Dear radio friends,
Last week we began a message on the truth of the blessings of Christian marriage. At that time we emphasized that there are three principles or truths that a Christian marriage must be built upon and which must be embraced by a true and living faith. Those three principles are that marriage is a lifelong bond, that God intends His blessings and happiness to be experienced in marriage, and that in marriage our commitment and goal must be to be godly.
Continuing today: if we are going to experience the blessings of God in our marriage, then it is important that we see that we must practice certain things. There are certain spiritual virtues or graces that we must have before us as our lifelong goal, to know them and to do them. These are things that we see in the Scriptures. But they must not only be seen in the Scriptures. These are things that the Holy Spirit calls us to practice in our day-by-day living.
The first of these is obedience. That is a principle of the entire Word of God. Obedience is the way God is pleased to show His favor to us. Understand that statement. Our obedience is not the condition or the merit by which we obtain God’s favor. But our obedience as children of God is the response of thanks that we give to God. What can be the response to God in His eternal, sovereign, free love to us in Jesus Christ? It can only be: obedience. And in that way of obedience, God is pleased that we experience His blessings. That is a very important truth.

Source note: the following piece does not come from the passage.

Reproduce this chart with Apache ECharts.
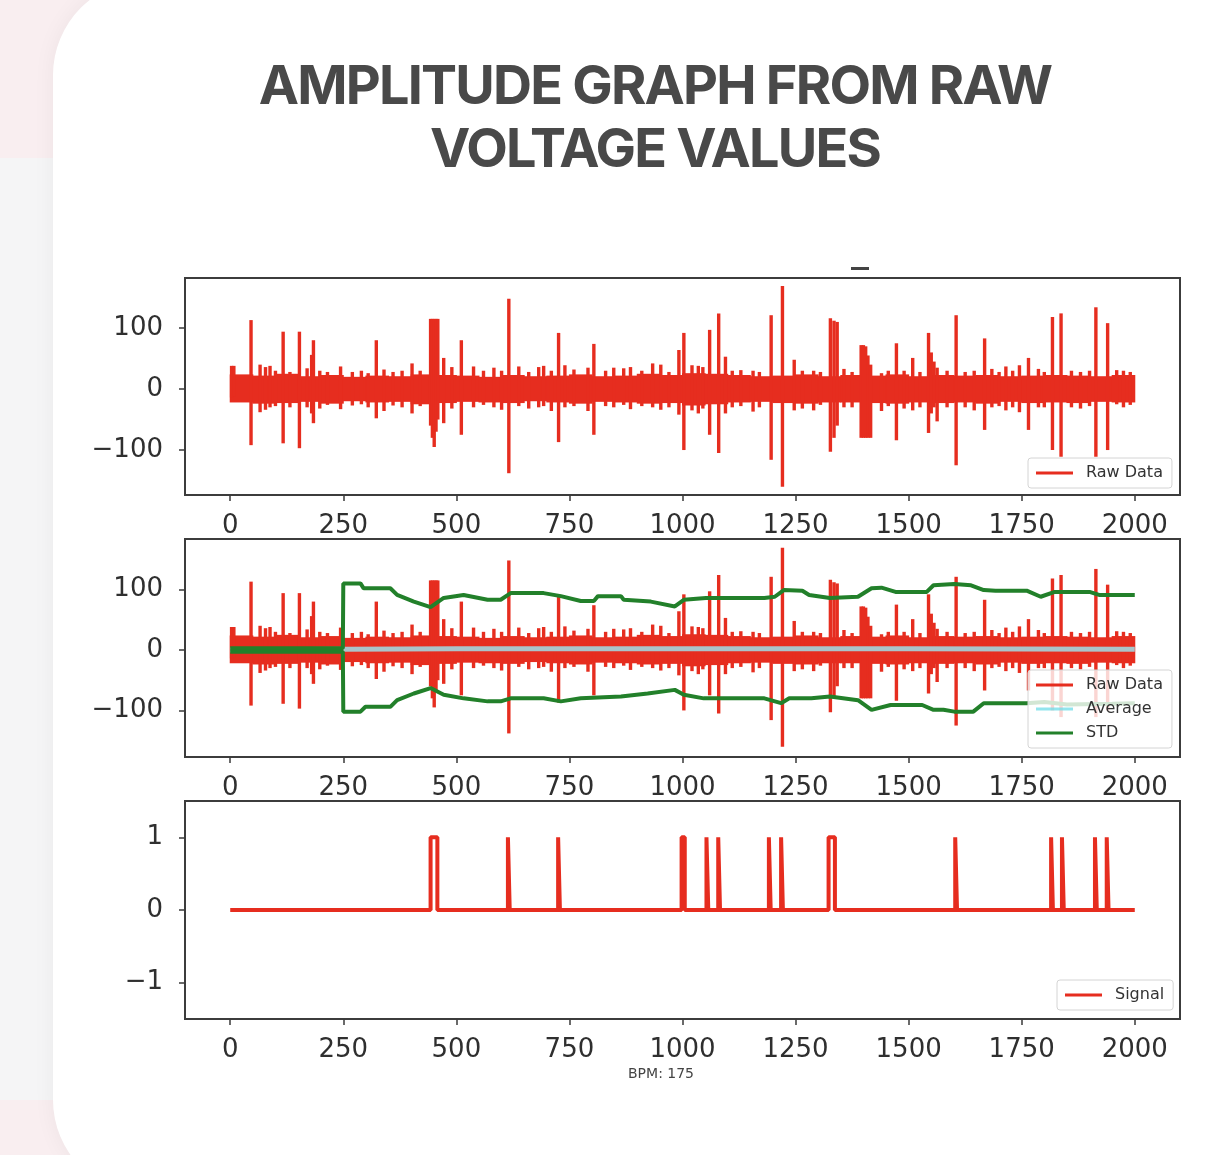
<!DOCTYPE html>
<html>
<head>
<meta charset="utf-8">
<title>Amplitude graph</title>
<script src="https://cdn.jsdelivr.net/npm/echarts@6/dist/echarts.min.js"></script>
<style>
html, body { margin: 0; padding: 0; width: 1232px; height: 1155px; overflow: hidden; }
body { position: relative; background: #f5f5f6; }
.bg-top { position: absolute; left: 0; top: 0; width: 100%; height: 158px; background: #f9eef0; }
.bg-bottom { position: absolute; left: 0; top: 1100px; width: 100%; height: 55px; background: #f9eef0; }
.card {
    position: absolute; left: 53px; top: -20px; width: 1320px; height: 1215px;
    background: #fff; border-radius: 95px;
    box-shadow: 0 0 22px rgba(0, 0, 0, 0.05);
}
.title {
    position: absolute; left: 155px; top: 53px; width: 1000px;
    text-align: center; margin: 0;
    font-family: Inter, "Noto Sans", sans-serif; font-weight: 700;
    font-size: 54px; line-height: 63px; letter-spacing: -1.8px;
    color: #494949;
}
#chart { position: absolute; left: 0; top: 0; width: 1232px; height: 1155px; }
</style>
</head>
<body>
<div class="bg-top"></div>
<div class="bg-bottom"></div>
<div class="card"></div>
<h1 class="title">AMPLITUDE GRAPH FROM RAW<br>VOLTAGE VALUES</h1>
<div id="chart"></div>

<script>
// x axis ticks (sample index), shared by the three panels
const xTicks = [0, 250, 500, 750, 1000, 1250, 1500, 1750, 2000];
const rawTicks = [-100, 0, 100];
const signalTicks = [-1, 0, 1];

// raw data noise band, one value per 50 samples (0-50, 50-100, ...)
const bandHi = [24, 22, 25, 21, 23, 20, 22, 21, 24, 23, 22, 20, 23, 21, 22, 24, 21, 22, 25, 23,
    26, 25, 23, 21, 22, 24, 21, 23, 22, 24, 21, 23, 22, 23, 21, 22, 23, 22, 21, 23];
const bandLo = [-22, -24, -23, -21, -24, -20, -22, -21, -25, -23, -21, -22, -23, -20, -22, -24, -21, -22, -24, -23,
    -27, -25, -22, -21, -23, -24, -22, -22, -23, -24, -22, -23, -22, -24, -21, -23, -22, -23, -21, -22];

// big spikes of the raw signal: [sample, max, min]
const bigSpikes = [
    [46, 113, -92], [117, 94, -89], [153, 94, -97], [180, 56, -40], [184, 80, -56],
    [323, 80, -48], [443, 115, -60], [447, 115, -80], [451, 115, -95], [455, 115, -70], [459, 115, -50],
    [511, 80, -75], [616, 148, -138], [726, 92, -87], [804, 74, -75],
    [1003, 92, -100], [1060, 97, -75], [1080, 124, -105], [1196, 121, -116], [1221, 169, -160],
    [1327, 116, -103], [1335, 112, -80], [1342, 110, -60],
    [1395, 72, -80], [1400, 72, -80], [1405, 70, -80], [1410, 55, -80], [1416, 40, -80],
    [1473, 75, -84], [1544, 92, -72], [1550, 60, -40], [1556, 45, -30], [1605, 121, -125],
    [1668, 83, -67], [1765, 51, -67], [1818, 118, -100], [1837, 124, -111],
    [1914, 134, -111], [1940, 108, -100]
];

// smaller bumps on the noise band: [sample, max, min]
const smallSpikes = [
    [3, 38, -14], [8, 38, -12], [66, 40, -38], [78, 36, -34], [88, 38, -30], [100, 30, -28], [132, 28, -30],
    [170, 34, -30], [198, 30, -32], [215, 28, -26], [244, 37, -33], [270, 28, -27], [290, 30, -25],
    [305, 26, -30], [340, 32, -36], [360, 28, -27], [380, 30, -30], [402, 42, -40], [420, 30, -28],
    [472, 51, -56], [490, 36, -32], [538, 37, -30], [560, 30, -26], [583, 35, -30], [600, 30, -34],
    [638, 37, -28], [660, 28, -32], [682, 36, -30], [693, 38, -28], [710, 30, -36], [740, 39, -30],
    [760, 32, -28], [791, 35, -36], [830, 30, -28], [848, 35, -30], [870, 34, -26], [885, 36, -33],
    [910, 30, -28], [934, 42, -30], [952, 40, -34], [970, 28, -30], [992, 64, -42], [1021, 39, -35],
    [1035, 38, -40], [1045, 36, -32], [1095, 53, -40], [1110, 30, -30], [1129, 31, -28], [1156, 30, -37],
    [1170, 28, -30], [1247, 48, -35], [1265, 30, -32], [1290, 30, -35], [1305, 28, -26], [1357, 33, -30],
    [1375, 28, -30], [1440, 26, -36], [1455, 30, -28], [1490, 30, -32], [1509, 51, -35], [1525, 28, -30],
    [1563, 35, -53], [1585, 30, -30], [1625, 28, -30], [1645, 30, -35], [1684, 33, -30], [1700, 28, -28],
    [1715, 37, -35], [1730, 30, -30], [1745, 39, -38], [1787, 33, -30], [1800, 28, -30], [1860, 30, -30],
    [1880, 28, -32], [1900, 30, -28], [1960, 31, -25], [1975, 30, -30], [1990, 28, -26]
];

// rolling average and average +/- std (middle panel)
const avgLine = [[0, 0], [250, 1], [500, 2], [1000, 2], [1500, 2], [2000, 1]];
const stdUpper = [
    [0, 3], [249, 3], [250, 110], [288, 110], [295, 102], [354, 102], [369, 91], [406, 80], [443, 71],
    [472, 86], [516, 91], [569, 83], [598, 83], [620, 94], [693, 94], [731, 89], [775, 81], [804, 81],
    [813, 89], [864, 89], [870, 83], [930, 80], [983, 72], [1003, 83], [1052, 86], [1181, 86], [1204, 88],
    [1224, 99], [1265, 98], [1280, 91], [1326, 86], [1388, 88], [1418, 102], [1440, 103], [1471, 96],
    [1540, 96], [1555, 107], [1601, 109], [1638, 107], [1666, 99], [1692, 98], [1761, 98], [1792, 88],
    [1823, 96], [1900, 96], [1921, 91], [2000, 91]
];
const stdLower = [
    [0, -3], [249, -3], [250, -102], [288, -102], [299, -94], [354, -94], [369, -83], [406, -72], [443, -63],
    [472, -74], [516, -80], [569, -85], [598, -85], [620, -80], [693, -80], [731, -85], [775, -80],
    [864, -77], [923, -72], [983, -66], [1003, -74], [1047, -80], [1181, -80], [1218, -88], [1236, -80],
    [1285, -80], [1326, -77], [1388, -83], [1418, -99], [1460, -91], [1530, -91], [1555, -99], [1577, -99],
    [1601, -102], [1643, -102], [1666, -88], [1761, -88], [1800, -86], [1850, -90], [1950, -89], [2000, -88]
];

// detected beats (signal = 1 between start and end sample)
const signalPulses = [
    [443, 458], [614, 618], [725, 729], [998, 1005], [1053, 1057], [1079, 1083], [1191, 1195],
    [1218, 1222], [1323, 1337], [1603, 1607], [1815, 1819], [1839, 1843], [1912, 1916], [1938, 1942]
];
const bpmText = 'BPM: 175';

const RED = '#e62d1f';
const GREEN = '#22802a';
const TEXT = '#2f2f2f';
const FONT = 'DejaVu Sans';

// build raw items: [x0, x1, min, max]
const rawItems = [];
bandHi.forEach((hi, i) => rawItems.push([i * 50, i * 50 + 50, bandLo[i], hi]));
smallSpikes.forEach(s => rawItems.push([s[0], s[0], s[2], s[1]]));
bigSpikes.forEach(s => rawItems.push([s[0], s[0], s[2], s[1]]));

const signalPoints = [[0, 0]];
signalPulses.forEach(([s, e]) => {
    signalPoints.push([s, 0], [s, 1], [e, 1], [e, 0]);
});
signalPoints.push([2000, 0]);

function renderRaw(params, api) {
    const top = api.coord([api.value(0), api.value(3)]);
    const bottom = api.coord([api.value(1), api.value(2)]);
    let x = top[0];
    let w = bottom[0] - top[0];
    if (w < 3.4) {
        // single sample spike
        x = top[0] - 1.7;
        w = 3.4;
    } else {
        // overlap neighbouring band blocks so no seam shows
        x -= 0.5;
        w += 1;
    }
    return {
        type: 'rect',
        shape: { x: x, y: top[1], width: w, height: bottom[1] - top[1] },
        style: { fill: RED }
    };
}

const minus = v => String(v).replace('-', '\u2212');

function xAxisFor(i) {
    return {
        type: 'value', gridIndex: i, min: -100, max: 2100,
        splitLine: { show: false },
        axisLine: { show: false, onZero: false },
        axisTick: { show: true, length: 6, customValues: xTicks, lineStyle: { color: '#3a3a3a', width: 1.5 } },
        axisLabel: {
            customValues: xTicks, margin: 18, fontFamily: FONT, fontSize: 26, color: TEXT,
            formatter: v => String(v)
        }
    };
}

function yAxisFor(i, min, max, ticks) {
    return {
        type: 'value', gridIndex: i, min: min, max: max,
        splitLine: { show: false },
        axisLine: { show: false, onZero: false },
        axisTick: { show: true, length: 6, customValues: ticks, lineStyle: { color: '#3a3a3a', width: 1.5 } },
        axisLabel: { customValues: ticks, margin: 22, fontFamily: FONT, fontSize: 26, color: TEXT, formatter: minus }
    };
}

const legendBase = {
    orient: 'vertical',
    selectedMode: false,
    itemWidth: 37,
    itemHeight: 3,
    itemGap: 8,
    padding: [7, 9, 7, 8],
    backgroundColor: 'rgba(255,255,255,0.8)',
    borderColor: '#d4d4d4',
    borderWidth: 1,
    borderRadius: 3,
    textStyle: { fontFamily: FONT, fontSize: 16, color: '#333', padding: [0, 0, 0, 8] }
};

const chart = echarts.init(document.getElementById('chart'), null, { renderer: 'canvas' });

const option = {
    animation: false,
    grid: [
        { left: 185, top: 278, width: 995, height: 217 },
        { left: 185, top: 539, width: 995, height: 218 },
        { left: 185, top: 801, width: 995, height: 218 }
    ].map(g => Object.assign(g, { show: true, borderColor: '#3c3c3c', borderWidth: 2, backgroundColor: 'transparent' })),
    xAxis: [xAxisFor(0), xAxisFor(1), xAxisFor(2)],
    yAxis: [
        yAxisFor(0, -173.7, 182, rawTicks),
        yAxisFor(1, -177, 183.5, rawTicks),
        yAxisFor(2, -1.5, 1.5, signalTicks)
    ],
    legend: [
        Object.assign({}, legendBase, {
            left: 1028, top: 458,
            data: [{ name: 'Raw Data', icon: 'rect' }]
        }),
        Object.assign({}, legendBase, {
            left: 1028, top: 670,
            data: [
                { name: 'Raw Data', icon: 'rect' },
                { name: 'Average', icon: 'rect', itemStyle: { color: 'rgba(110,220,232,0.75)' } },
                { name: 'STD', icon: 'rect' }
            ]
        }),
        Object.assign({}, legendBase, {
            left: 1057, top: 980,
            data: [{ name: 'Signal', icon: 'rect' }]
        })
    ],
    graphic: [
        {
            type: 'text', left: 628, top: 1067,
            style: { text: bpmText, fontFamily: FONT, fontSize: 14, fill: '#444' }
        },
        { type: 'rect', left: 851, top: 267, shape: { width: 18, height: 3 }, style: { fill: '#444' } }
    ],
    series: [
        {
            name: 'Raw Data', type: 'custom', xAxisIndex: 0, yAxisIndex: 0,
            itemStyle: { color: RED }, encode: { x: [0, 1], y: [2, 3] },
            renderItem: renderRaw, data: rawItems
        },
        {
            name: 'Raw Data', type: 'custom', xAxisIndex: 1, yAxisIndex: 1,
            itemStyle: { color: RED }, encode: { x: [0, 1], y: [2, 3] },
            renderItem: renderRaw, data: rawItems
        },
        {
            name: 'Average', type: 'line', xAxisIndex: 1, yAxisIndex: 1,
            showSymbol: false, data: avgLine,
            itemStyle: { color: '#aac4ca' },
            lineStyle: { color: '#aac4ca', width: 5 }
        },
        {
            name: 'STD', type: 'line', xAxisIndex: 1, yAxisIndex: 1,
            showSymbol: false, data: stdUpper,
            itemStyle: { color: GREEN }, lineStyle: { color: GREEN, width: 4 }
        },
        {
            name: 'STD', type: 'line', xAxisIndex: 1, yAxisIndex: 1,
            showSymbol: false, data: stdLower,
            itemStyle: { color: GREEN }, lineStyle: { color: GREEN, width: 4 }
        },
        {
            name: 'Signal', type: 'line', xAxisIndex: 2, yAxisIndex: 2,
            showSymbol: false, data: signalPoints,
            itemStyle: { color: RED }, lineStyle: { color: RED, width: 4 }
        }
    ]
};

chart.setOption(option);
</script>
</body>
</html>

That means that happiness in our marriage does not come by seeking or aiming at it, that is, at happiness. But happiness, true happiness, in our lives is always a by-product. It is a by-product of obedience. Now we have to get that straight. That is very hard for us to get straight because we want to make the fruit (happiness) the goal. We think we are going to get happy by aiming at being happy. We make happiness the goal — I must be happy. Out of that type of thinking, you also begin to think, “Well, perhaps I should divorce, because I have the right to be happy, and this man (woman) is standing in the way of my happiness.” Then happiness becomes the proverbial carrot-on-the-stick. You cannot ever get it. You never get there. It is always an inch away. You are never happy. Those who pursue happiness as the goal and inalienable right of their life are never happy because happiness is a fruit of obedience. God says, “Obey Me, follow Me, trust Me, and you will be happy. Seek your own happiness,” says God, “live your life as if your feelings and your emotions are the god, the object, the great thing, and,” God says, “you will not be happy, for no idolater can be blest.”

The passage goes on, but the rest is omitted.